The past two presidents have proposed either selling off or splitting up TVA to help the federal government to trim its debt and end a government agency that both President Obama and President Trump said no longer needed to remain as a federal, tax-exempt corporation.

Lyash said he hopes to convince the Biden administration of the value of keeping TVA as an integrated, public power utility for its 7-state region.

Biden will be able to appoint each of the directors for the 9-member, part-time board that oversees TVA and through the board help shape TVA actions.

The Senators in the seven-state TVA region have a "non-binding agreement" that when a board vacancy occurs the new nominee comes from the state where the departing board member served and usually has the recommendation of a senator or congressman in that state from the party of the president.

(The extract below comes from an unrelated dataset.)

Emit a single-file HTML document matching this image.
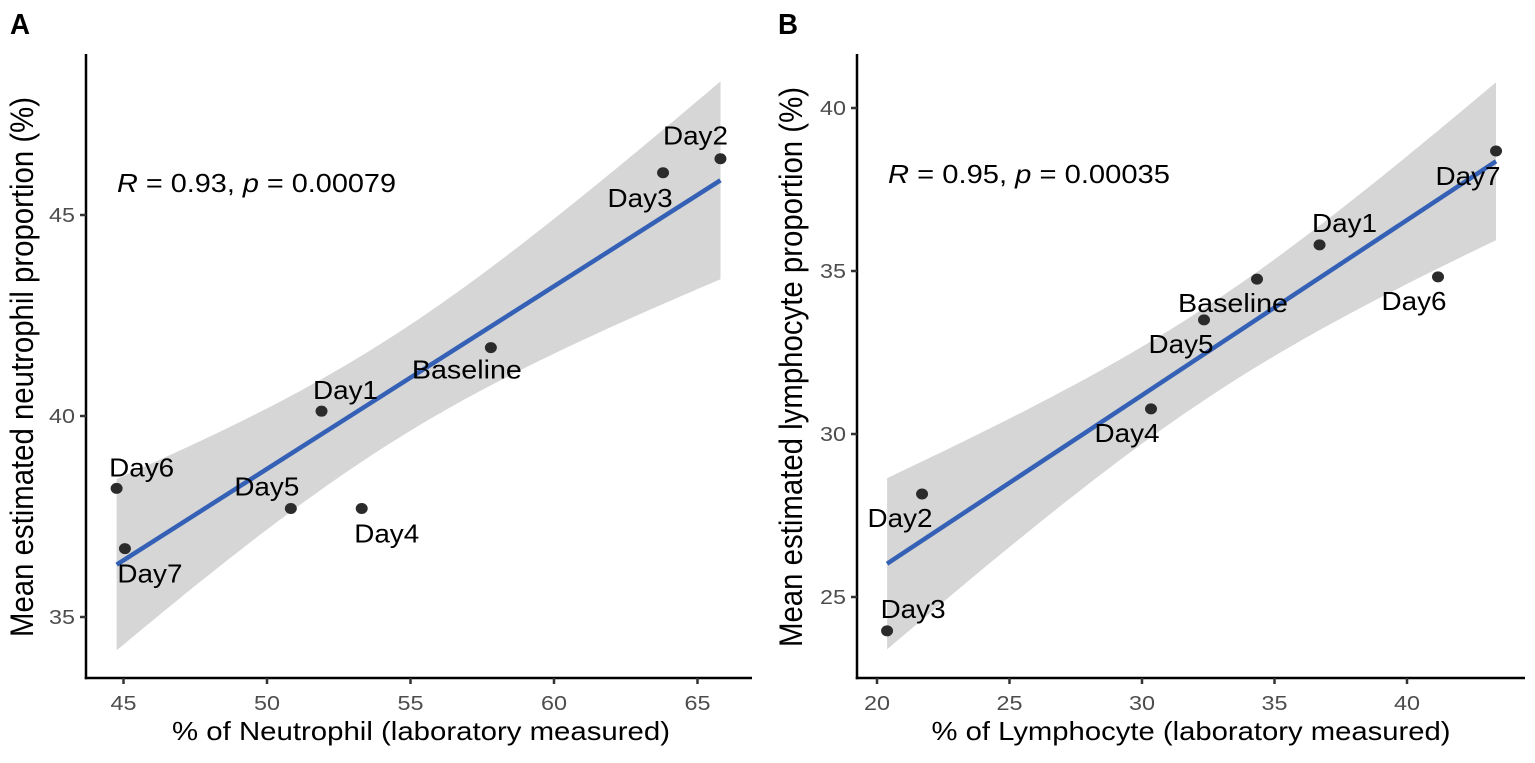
<!DOCTYPE html>
<html><head><meta charset="utf-8"><style>
html,body{margin:0;padding:0;background:#fff}
svg{display:block;font-family:"Liberation Sans",Arial,sans-serif}
</style></head><body>
<svg id="fig" width="1535" height="763" viewBox="0 0 1535 763"></svg>
<script>
// Panel A data
const labelsA = ["Baseline","Day1","Day2","Day3","Day4","Day5","Day6","Day7"];
const xA = [57.8, 51.9, 65.8, 63.8, 53.3, 50.83, 44.76, 45.05];
const yA = [41.7, 40.12, 46.4, 46.05, 37.7, 37.7, 38.2, 36.7];
const xTicksA = [45, 50, 55, 60, 65];
const yTicksA = [35, 40, 45];
const statA = "0.93";
const pA = "0.00079";
// Panel B data
const labelsB = ["Baseline","Day1","Day2","Day3","Day4","Day5","Day6","Day7"];
const xB = [34.34, 36.7, 21.7, 20.38, 30.34, 32.34, 41.17, 43.36];
const yB = [34.75, 35.8, 28.16, 23.96, 30.77, 33.5, 34.82, 38.68];
const xTicksB = [20, 25, 30, 35, 40];
const yTicksB = [25, 30, 35, 40];
const statB = "0.95";
const pB = "0.00035";

const NS = "http://www.w3.org/2000/svg";
const svg = document.getElementById('fig');
function mk(tag, attrs, parent){
  const e = document.createElementNS(NS, tag);
  for (const k in attrs) e.setAttribute(k, attrs[k]);
  (parent||svg).appendChild(e);
  return e;
}
function txt(parent, x, y, s, size, len, anchor, extra){
  const g = mk('g', {transform:`translate(${x},${y})`}, parent);
  const t = mk('text', Object.assign({x:0, y:0, 'font-size':size, 'text-anchor':anchor||'middle', textLength:len, lengthAdjust:'spacingAndGlyphs'}, extra||{}), g);
  t.innerHTML = s;
  return t;
}

function panel(cfg){
  const P = mk('g', {});
  
  
  const sx = v => cfg.x0 + (v - cfg.xv0) * cfg.kx;
  const sy = v => cfg.y0 - (v - cfg.yv0) * cfg.ky;
  const xs = cfg.xs, ys = cfg.ys, n = xs.length;
  const mx = xs.reduce((a,b)=>a+b,0)/n, my = ys.reduce((a,b)=>a+b,0)/n;
  let sxx=0, sxy=0; for (let i=0;i<n;i++){sxx+=(xs[i]-mx)**2; sxy+=(xs[i]-mx)*(ys[i]-my);}
  const b = sxy/sxx, a = my - b*mx;
  let sse=0; for (let i=0;i<n;i++) sse += (ys[i]-a-b*xs[i])**2;
  const s = Math.sqrt(sse/(n-2)), tq = 2.4469;
  const xmin = Math.min(...xs), xmax = Math.max(...xs);
  const up=[], lo=[];
  for (let k=0;k<=80;k++){
    const xv = xmin + (xmax-xmin)*k/80;
    const f = a + b*xv, se = s*Math.sqrt(1/n + (xv-mx)**2/sxx);
    up.push(`${sx(xv).toFixed(1)},${sy(f+tq*se).toFixed(1)}`);
    lo.unshift(`${sx(xv).toFixed(1)},${sy(f-tq*se).toFixed(1)}`);
  }
  const band = mk('polygon', {points: up.concat(lo).join(' '), fill:'#d6d6d6'}, P);
  
  
  const line = mk('line', {x1:sx(xmin), y1:sy(a+b*xmin), x2:sx(xmax), y2:sy(a+b*xmax), stroke:'#3461b5', 'stroke-width':4.5}, P);
  
  
  for (let i=0;i<n;i++){
    const c = mk('ellipse', {cx:sx(xs[i]), cy:sy(ys[i]), rx:6, ry:5.5, fill:'#2b2b2b'}, P);
    
    
    const off = cfg.off[cfg.labels[i]];
    const L = txt(P, sx(xs[i])+off[0], sy(ys[i])+off[1]+9, cfg.labels[i], 26, cfg.labels[i]==='Baseline'?110:65);
    
    
  }
  const ya = mk('line', {x1:cfg.ax, y1:54, x2:cfg.ax, y2:cfg.axY+1.25, stroke:'#000', 'stroke-width':2.5}, P);
  
  
  const xa = mk('line', {x1:cfg.ax-1.25, y1:cfg.axY, x2:cfg.axEnd, y2:cfg.axY, stroke:'#000', 'stroke-width':2.5}, P);
  
  
  cfg.xt.forEach(v=>{
    mk('line', {x1:sx(v), y1:cfg.axY, x2:sx(v), y2:cfg.axY+6, stroke:'#333', 'stroke-width':2.5}, P);
    const t = txt(P, sx(v), cfg.axY+32, String(v), 20, 26, 'middle', {fill:'#4d4d4d'});
    
    
  });
  cfg.yt.forEach(v=>{
    mk('line', {x1:cfg.ax-6, y1:sy(v), x2:cfg.ax, y2:sy(v), stroke:'#333', 'stroke-width':2.5}, P);
    const t = txt(P, cfg.ax-11, sy(v)+7, String(v), 20, 26, 'end', {fill:'#4d4d4d'});
    
    
  });
  const xt = txt(P, cfg.xtc, 740, cfg.xtitle, 26, cfg.xtlen);
  
  
  const g = mk('g', {transform:`translate(${cfg.ytx},367) scale(1.2,1) rotate(-90)`}, P);
  const yt = mk('text', {x:0, y:0, 'font-size':27, 'text-anchor':'middle', textLength:cfg.ytlen, lengthAdjust:'spacingAndGlyphs'}, g);
  yt.textContent = cfg.ytitle;
  
  
  const st = txt(P, cfg.rx, cfg.ry+9, `<tspan font-style="italic">R</tspan> = ${cfg.r}, <tspan font-style="italic">p</tspan> = ${cfg.p}`, 26, cfg.rlen, 'start');
  
  
  const pl = txt(P, cfg.plx, 34, cfg.letter, 29, 20, 'start', {'font-weight':'bold'});
  
  
}

panel({name:'panel-a-neutrophil', labels:labelsA, xs:xA, ys:yA, xt:xTicksA, yt:yTicksA,
  x0:123.5, xv0:45, kx:28.7, y0:416, yv0:40, ky:40.2, ax:86, axY:678, axEnd:752,
  off:{Day6:[25,-21],Day7:[25,25],Day5:[-24,-22],Day4:[25,25],Day1:[24,-21],Baseline:[-24,22],Day3:[-23,25],Day2:[-25,-23]},
  xtitle:'% of Neutrophil (laboratory measured)', xtc:421, xtlen:498,
  ytitle:'Mean estimated neutrophil proportion (%)', ytx:33, ytlen:540,
  r:statA, p:pA, rx:117, ry:183, rlen:279, letter:'A', plx:10});
panel({name:'panel-b-lymphocyte', labels:labelsB, xs:xB, ys:yB, xt:xTicksB, yt:yTicksB,
  x0:877, xv0:20, kx:26.5, y0:434, yv0:30, ky:32.6, ax:857, axY:678, axEnd:1525,
  off:{Day3:[26,-22],Day2:[-22,24],Day4:[-24,24],Day5:[-23,24],Baseline:[-24,24],Day1:[25,-22],Day6:[-24,24],Day7:[-28,25]},
  xtitle:'% of Lymphocyte (laboratory measured)', xtc:1191, xtlen:519,
  ytitle:'Mean estimated lymphocyte proportion (%)', ytx:802, ytlen:560,
  r:statB, p:pB, rx:888, ry:174, rlen:282, letter:'B', plx:778});
</script>
</body></html>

That practice would suggest that the next nominees would come from Alabama and Mississippi to replace the last two chairmen of the TVA board who former President Trump removed from the board last year. Both Alabama and Mississippi have two Republican U.S. senators, but Democratic congressional representatives are expected to propose nominees.

Trump nominated Oxford, Mississippi telecommunications executive Charles W. Cook for the TVA board last year - and then renominated him again last month before Trump's term ended. But Cook was never confirmed by the U.S. Senate and his nomination was withdrawn from the new White House on Feb. 4.

"Most expect new Biden nominations from both Alabama and Mississippi to fill the two vacancies," said Mike Arms, executive director of the Association of Tennessee Valley Governments, which represents the local governments in TVA's 7-state service territory. "Local government leaders realize policy changes will always occur when administrations change. But we hope the agency will continue to focus on providing clean, reliable and affordable power, while also maintaining strong partnerships with local and state governments to advance the region's economic development."